Thursday, January 07, 2010

Oldest Tetrapod Footprint Discovered in Poland

NewScientist has an article on the oldest tetrapod footprint yet discovered. Shanta Barley writes:
Tetrapod footprints dating back 397 million years have been discovered in the Świętokrzyskie mountains in southern Poland in what was, at the time they were made, a seashore. All previous fossil evidence for these earliest known four-limbed vertebrates has been found in river deltas and lakes.
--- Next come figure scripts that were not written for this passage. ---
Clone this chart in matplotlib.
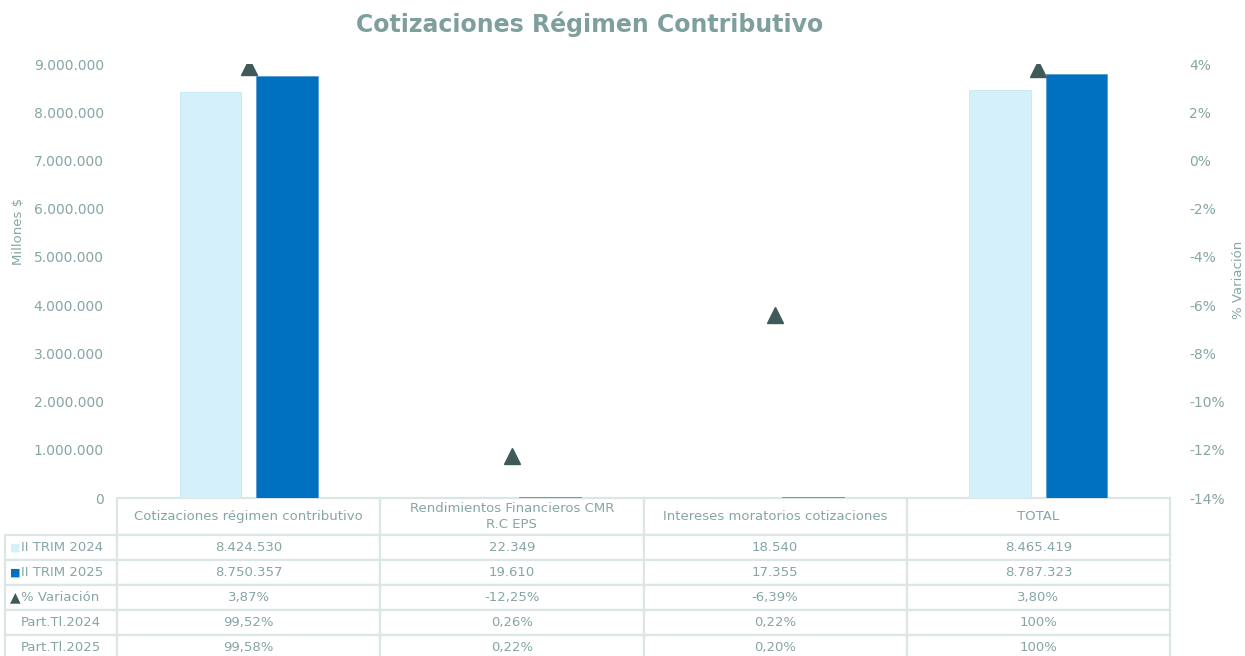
"""
plot.py

Cotizaciones Regimen Contributivo: grouped bars (II TRIM 2024 / 2025) with
% variation markers on a secondary axis and a data table under the chart.
"""
from __future__ import annotations

import matplotlib
matplotlib.use("Agg")
import matplotlib.pyplot as plt
import matplotlib.ticker as ticker

# Data
CATEGORIES = [
    "Cotizaciones régimen contributivo",
    "Rendimientos Financieros CMR\nR.C EPS",
    "Intereses moratorios cotizaciones",
    "TOTAL",
]
TRIM_2024 = [8424530, 22349, 18540, 8465419]
TRIM_2025 = [8750357, 19610, 17355, 8787323]
VARIACION = [3.87, -12.25, -6.39, 3.80]
PART_2024 = ["99,52%", "0,26%", "0,22%", "100%"]
PART_2025 = ["99,58%", "0,22%", "0,20%", "100%"]
ROW_LABELS = ["II TRIM 2024", "II TRIM 2025", "% Variación", "Part.Tl.2024", "Part.Tl.2025"]

# Styles
LIGHT = "#D4F0FA"
DARK = "#0070C0"
MARKER = "#405A5A"
TEXT = "#86A5A5"
TITLE = "#7F9F9F"
GRID = "#DCE6E6"

W, H = 1245, 656


def fmt_thousands(v: float) -> str:
    return f"{v:,.0f}".replace(",", ".")


def fmt_pct(v: float) -> str:
    return f"{v:.2f}%".replace(".", ",")


def main() -> None:
    fig = plt.figure(figsize=(W / 100, H / 100), dpi=100)
    # plot area in pixels: x 117..1170, y 64..498
    ax = fig.add_axes([117 / W, (H - 498) / H, (1170 - 117) / W, (498 - 64) / H])
    ax2 = ax.twinx()

    x = list(range(len(CATEGORIES)))
    bw = 0.235
    off = 0.145
    ax.bar([i - off for i in x], TRIM_2024, width=bw, color=LIGHT,
           edgecolor="#C5E8F5", linewidth=0.6, zorder=2)
    ax.bar([i + off for i in x], TRIM_2025, width=bw, color=DARK,
           edgecolor="#5B9BD5", linewidth=0.6, zorder=2)
    ax2.plot(x, VARIACION, linestyle="none", marker="^", markersize=11,
             color=MARKER, zorder=3)

    ax.set_xlim(-0.5, len(CATEGORIES) - 0.5)
    ax.set_ylim(0, 9000000)
    ax.yaxis.set_major_locator(ticker.MultipleLocator(1000000))
    ax.yaxis.set_major_formatter(ticker.FuncFormatter(lambda v, p: fmt_thousands(v)))
    ax2.set_ylim(-14, 4)
    ax2.yaxis.set_major_locator(ticker.MultipleLocator(2))
    ax2.yaxis.set_major_formatter(ticker.FuncFormatter(lambda v, p: f"{v:.0f}%"))

    for a in (ax, ax2):
        for s in a.spines.values():
            s.set_visible(False)
        a.tick_params(axis="y", length=0, labelsize=10, labelcolor=TEXT)
    ax.tick_params(axis="y", pad=9.5)
    ax2.tick_params(axis="y", pad=14)
    ax.set_xticks([])

    fig.text(18 / W, 1 - 231 / H, "Millones $", rotation=90, ha="center",
             va="center", fontsize=9.5, color=TEXT)
    fig.text(1239 / W, 1 - 280 / H, "% Variación", rotation=90, ha="center",
             va="center", fontsize=9.5, color=TEXT)
    fig.text(590 / W, 1 - 24 / H, "Cotizaciones Régimen Contributivo",
             ha="center", va="center", fontsize=17, fontweight="bold", color=TITLE)

    # Data table
    rows = [
        [fmt_thousands(v) for v in TRIM_2024],
        [fmt_thousands(v) for v in TRIM_2025],
        [fmt_pct(v) for v in VARIACION],
        PART_2024,
        PART_2025,
    ]
    cell_text = [[""] + CATEGORIES] + [[lab] + r for lab, r in zip(ROW_LABELS, rows)]
    tab = ax.table(cellText=cell_text, cellLoc="center",
                   bbox=[(5 - 117) / 1053, -(660 - 498) / 434, (1170 - 5) / 1053, (660 - 498) / 434])
    tab.auto_set_font_size(False)
    tab.set_fontsize(9.5)
    col_w = [112, 263, 263, 263, 263]
    for (r, c), cell in tab.get_celld().items():
        cell.set_width(col_w[c])
        cell.set_height(37 if r == 0 else 25)
        cell.set_edgecolor(GRID)
        cell.set_linewidth(1.6)
        cell.get_text().set_color(TEXT)
        if r == 0 and c == 0:
            cell.visible_edges = ""
        if c == 0 and r > 0:
            cell.get_text().set_ha("left")
            cell.PAD = 0.14
    # legend keys inside the row label cells
    keys = [("■", LIGHT, 8), ("■", DARK, 8), ("▲", MARKER, 10)]
    for i, (glyph, col, size) in enumerate(keys):
        y = 535 + 25 * i + 12.5
        fig.text(15 / W, 1 - y / H, glyph, ha="center", va="center",
                 fontsize=size, color=col)

    fig.savefig("out.png", dpi=100)
    plt.close(fig)


if __name__ == "__main__":
    main()
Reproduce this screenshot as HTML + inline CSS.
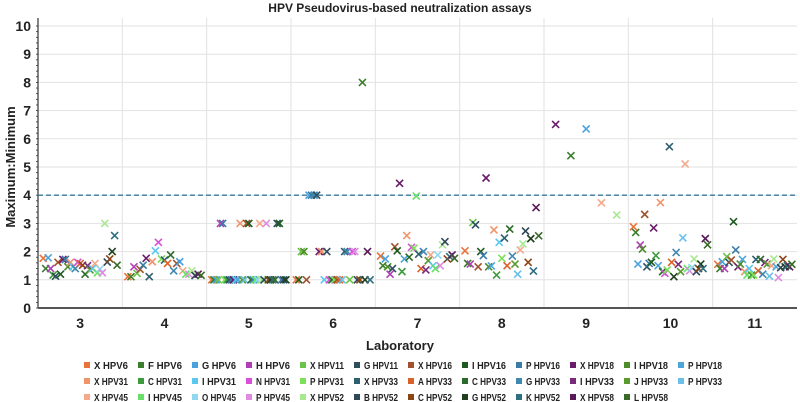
<!DOCTYPE html>
<html><head><meta charset="utf-8"><style>
body{margin:0;background:#fff;}
svg{display:block;font-family:"Liberation Sans",sans-serif;}
</style></head><body>
<svg id="chart" width="800" height="402" viewBox="0 0 800 402"></svg>
<script>
const labs=[3,4,5,6,7,8,9,10,11];
const yTicks=[0,1,2,3,4,5,6,7,8,9,10];
const threshold=4;
const seriesNames=["X HPV6","F HPV6","G HPV6","H HPV6","X HPV11","G HPV11","X HPV16","I HPV16","P HPV16","X HPV18","I HPV18","P HPV18",
"X HPV31","C HPV31","I HPV31","N HPV31","P HPV31","X HPV33","A HPV33","C HPV33","G HPV33","I HPV33","J HPV33","P HPV33",
"X HPV45","I HPV45","O HPV45","P HPV45","X HPV52","B HPV52","C HPV52","G HPV52","K HPV52","X HPV58","L HPV58"];
const seriesColors=["#e8743b","#3a7d2c","#4aa3df","#b03fb5","#6cc24a","#2e4e5e","#a0522d","#1e5a1e","#3a7ca5","#6a1b6a","#4e8c2a","#4ca6d9",
"#f0956a","#3d9b3d","#5bc8f0","#d94fd9","#7ddf5a","#2e5f6e","#d9622b","#2a6b2a","#3f88b0","#7a2a7a","#5a9a30","#6ac0e8",
"#f4a98a","#66e066","#8fd8f0","#e08ae0","#a8e890","#2f4858","#8b4513","#1f3f1f","#2d6e80","#5a1a5a","#3a6a2a"];
// per-lab values and series index, in left-to-right order
const lab3Vals=[1.76,1.4,1.78,1.4,1.17,1.13,1.62,1.2,1.72,1.72,1.46,1.62,1.46,1.4,1.62,1.58,1.52,1.2,1.5,1.35,1.4,1.58,1.25,1.38,1.25,3.0,1.63,1.74,2.0,2.57,1.52];
const lab3Ser=[0,1,2,3,13,5,6,7,9,8,10,12,14,20,15,18,30,19,21,22,23,24,25,26,27,28,29,30,31,32,34];
const lab4Vals=[1.11,1.11,1.46,1.23,1.37,1.52,1.76,1.11,1.64,2.03,2.33,1.74,1.7,1.58,1.88,1.32,1.58,1.64,1.32,1.2,1.2,1.32,1.15,1.2,1.16];
const lab4Ser=[0,1,3,4,6,8,9,17,12,14,15,16,17,18,19,20,6,2,24,25,27,28,29,33,34];
const lab5Vals=[1,1,1,1,3,3,1,1,1,1,1,1,1,3,1,1,3,3,1,1,1,1,3,1,1,3,1,1,1,1,3,3,1,1,1];
const lab5Ser=[0,1,2,4,3,8,16,13,5,8,9,14,2,12,22,23,6,7,19,20,25,26,24,28,29,27,30,31,32,34,5,7,8,29,31];
const lab6Vals=[1,1,2,2,1,4,4,4,4,2,2,1,2,1,1,1,1,1,1,2,2,1,2,2,1,1,8,1,2,1];
const lab6Ser=[0,7,4,10,6,2,8,20,5,9,12,14,5,15,19,16,6,18,23,17,20,4,15,27,29,30,1,31,33,32];
const lab7Vals=[1.84,1.5,1.74,1.46,1.2,1.4,2.17,2.03,4.42,1.29,1.74,2.57,1.8,2.15,2.12,3.97,1.91,1.4,2.0,1.35,1.68,1.88,1.5,1.4,1.88,1.5,2.24,2.35,1.74,1.82,1.88,1.76];
const lab7Ser=[0,1,2,10,3,5,6,7,9,13,11,12,19,15,16,25,17,18,20,21,22,24,14,25,26,27,28,29,30,32,33,34];
const lab8Vals=[2.03,1.58,1.56,3.03,2.95,1.46,2.0,1.86,4.61,1.46,1.49,2.77,1.17,2.33,1.76,2.48,1.5,2.8,1.84,1.56,1.2,2.06,2.27,2.73,1.62,2.46,1.31,3.56,2.56];
const lab8Ser=[0,1,3,4,5,6,7,8,9,10,11,12,13,14,16,17,18,19,20,22,23,24,28,29,30,31,32,33,34];
const lab9Vals=[6.51,5.4,6.35,3.73,3.3];
const lab9Ser=[9,1,2,24,28];
const lab10Vals=[2.88,2.68,1.56,2.23,2.09,3.32,1.46,1.58,1.62,2.84,1.86,1.5,3.74,1.29,1.23,1.35,5.72,1.62,1.11,1.97,1.55,1.29,2.49,5.11,1.4,1.32,1.43,1.74,1.29,1.4,1.56,1.4,2.46,2.24];
const lab10Ser=[0,1,2,3,10,6,5,8,7,9,13,11,12,19,15,16,17,18,31,20,21,22,23,24,25,27,26,28,29,30,31,32,33,34];
const lab11Vals=[1.55,1.4,1.64,1.4,1.82,1.62,1.7,3.06,2.06,1.46,1.56,1.72,1.29,1.17,1.4,1.17,1.17,1.72,1.32,1.72,1.2,1.61,1.56,1.13,1.5,1.74,1.46,1.08,1.43,1.72,1.46,1.5,1.46,1.55];
const lab11Ser=[0,1,2,3,4,5,6,7,8,9,10,11,12,25,14,13,16,17,18,19,20,21,22,23,24,28,11,27,29,30,31,32,33,34];
const labVals=[lab3Vals,lab4Vals,lab5Vals,lab6Vals,lab7Vals,lab8Vals,lab9Vals,lab10Vals,lab11Vals];
const labSer=[lab3Ser,lab4Ser,lab5Ser,lab6Ser,lab7Ser,lab8Ser,lab9Ser,lab10Ser,lab11Ser];

const NS="http://www.w3.org/2000/svg";
const svg=document.getElementById('chart');
const X0=38,X1=797,Y0=308,Y1=26,YMAX=10;
const bandW=(X1-X0)/labs.length;
function yS(v){return Y0-(v/YMAX)*(Y0-Y1);}
function bandX(i){return X0+i*bandW;}
function mk(tag,attrs,parent){const e=document.createElementNS(NS,tag);for(const k in attrs)e.setAttribute(k,attrs[k]);(parent||svg).appendChild(e);return e;}

// title
let t=mk('text',{x:400,y:12,'text-anchor':'middle','font-size':12,'font-weight':'bold',fill:'#222'});
t.textContent='HPV Pseudovirus-based neutralization assays';



// grid
yTicks.forEach(v=>{
  const g=mk('line',{x1:X0,x2:X1,y1:yS(v),y2:yS(v),stroke:'#e2e2e2','stroke-width':1});
  
  
  const l=mk('text',{x:31,y:yS(v)+5,'text-anchor':'end','font-size':14,'font-weight':'bold',fill:'#222'});
  l.textContent=v;
  
  
});
for(let i=1;i<labs.length;i++){
  const g=mk('line',{x1:bandX(i),x2:bandX(i),y1:Y1-8,y2:Y0,stroke:'#e2e2e2','stroke-width':1});
  
  
}
// minor ticks on y axis
for(let v=0;v<=YMAX;v+=0.2){
  const m=mk('line',{x1:X0-2,x2:X0,y1:yS(v),y2:yS(v),stroke:'#333','stroke-width':0.8});
  
  
}
let ax=mk('line',{x1:X0,x2:X0,y1:Y1-8,y2:Y0,stroke:'#333','stroke-width':1.2});


ax=mk('line',{x1:X0,x2:X1,y1:Y0,y2:Y0,stroke:'#555','stroke-width':2});



// threshold
const th=mk('line',{x1:X0,x2:X1,y1:yS(threshold),y2:yS(threshold),stroke:'#3d7a9a','stroke-width':1.3,'stroke-dasharray':'5,3'});



// labels
labs.forEach((lab,i)=>{
  const l=mk('text',{x:bandX(i)+bandW/2,y:328,'text-anchor':'middle','font-size':14,'font-weight':'bold',fill:'#222'});
  l.textContent=lab;
  
  
});
t=mk('text',{x:400,y:350,'text-anchor':'middle','font-size':13,'font-weight':'bold',fill:'#222'});
t.textContent='Laboratory';


t=mk('text',{x:0,y:0,'text-anchor':'middle','font-size':13,'font-weight':'bold',fill:'#222',transform:'translate(15,167) rotate(-90)'});
t.textContent='Maximum:Minimum';



// points
labVals.forEach((vals,i)=>{
  const n=vals.length;
  vals.forEach((v,j)=>{
    const cx=bandX(i)+4+(j+0.5)/n*(bandW-8);
    const cy=yS(v);
    const c=seriesColors[labSer[i][j]];
    const p=mk('path',{d:`M${cx-3.5},${cy-3.5}L${cx+3.5},${cy+3.5}M${cx-3.5},${cy+3.5}L${cx+3.5},${cy-3.5}`,stroke:c,'stroke-width':1.6,fill:'none'});
    
    
  });
});

// legend
seriesNames.forEach((name,k)=>{
  const col=k%12,row=Math.floor(k/12);
  const x=84+col*54,y=366+row*16;
  const g=mk('g',{});
  
  
  mk('rect',{x:x,y:y-4,width:6,height:6,fill:seriesColors[k]},g);
  const tx=mk('text',{x:x+10,y:y+3,'font-size':10,'font-weight':'bold',fill:'#222',textLength:name.length>7?40:34,lengthAdjust:'spacingAndGlyphs'},g);
  tx.textContent=name;
});
</script>
</body></html>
"Our discovery suggests that the current scientific consensus is mistaken not only about when the first tetrapods evolved, but also about where they evolved," says Grzegorz Niedźwiedzki of the Department of Palaeobiology and Evolution at the University of Warsaw in Poland, who discovered the footprints in 2002 in an old quarry near the town of Kielce.
A bit later:
"It was assumed that tetrapods evolved in river deltas and lakes, partly because all previous fossil evidence has been found in these environments," says Jenny Clack, curator of vertebrate palaeontology at the University Museum of Zoology in Cambridge, UK. "This research suggests that the first tetrapods that crawled onto land were, in fact, living in shallow seas."
The link to the Nature article appears to be free (for the moment). The article authors write:
Until now, the replacement of elpistostegids [animals like Tiktaalik and Panderichthys] by tetrapods in the body-fossil record during the mid–late Frasnian has appeared to reflect an evolutionary event, with the elpistostegids as a short-lived ‘transitional grade’ between fish and tetrapod morphotypes (Fig. 5a). In fact, tetrapods and elpistostegids coexisted for at least 10 million years (Fig. 5b). This implies that the elpistostegid morphology was not a brief transitional stage, but a stable adaptive position in its own right. It is reminiscent of the lengthy coexistence of non-volant but feathered and ‘winged’ theropod dinosaurs with volant stem-group birds during the Mesozoic.
One of the most exciting areas in palaeontology right now is the origin of the tetrapods. As with most scientific discoveries, this will answer a bunch of questions and pose even more.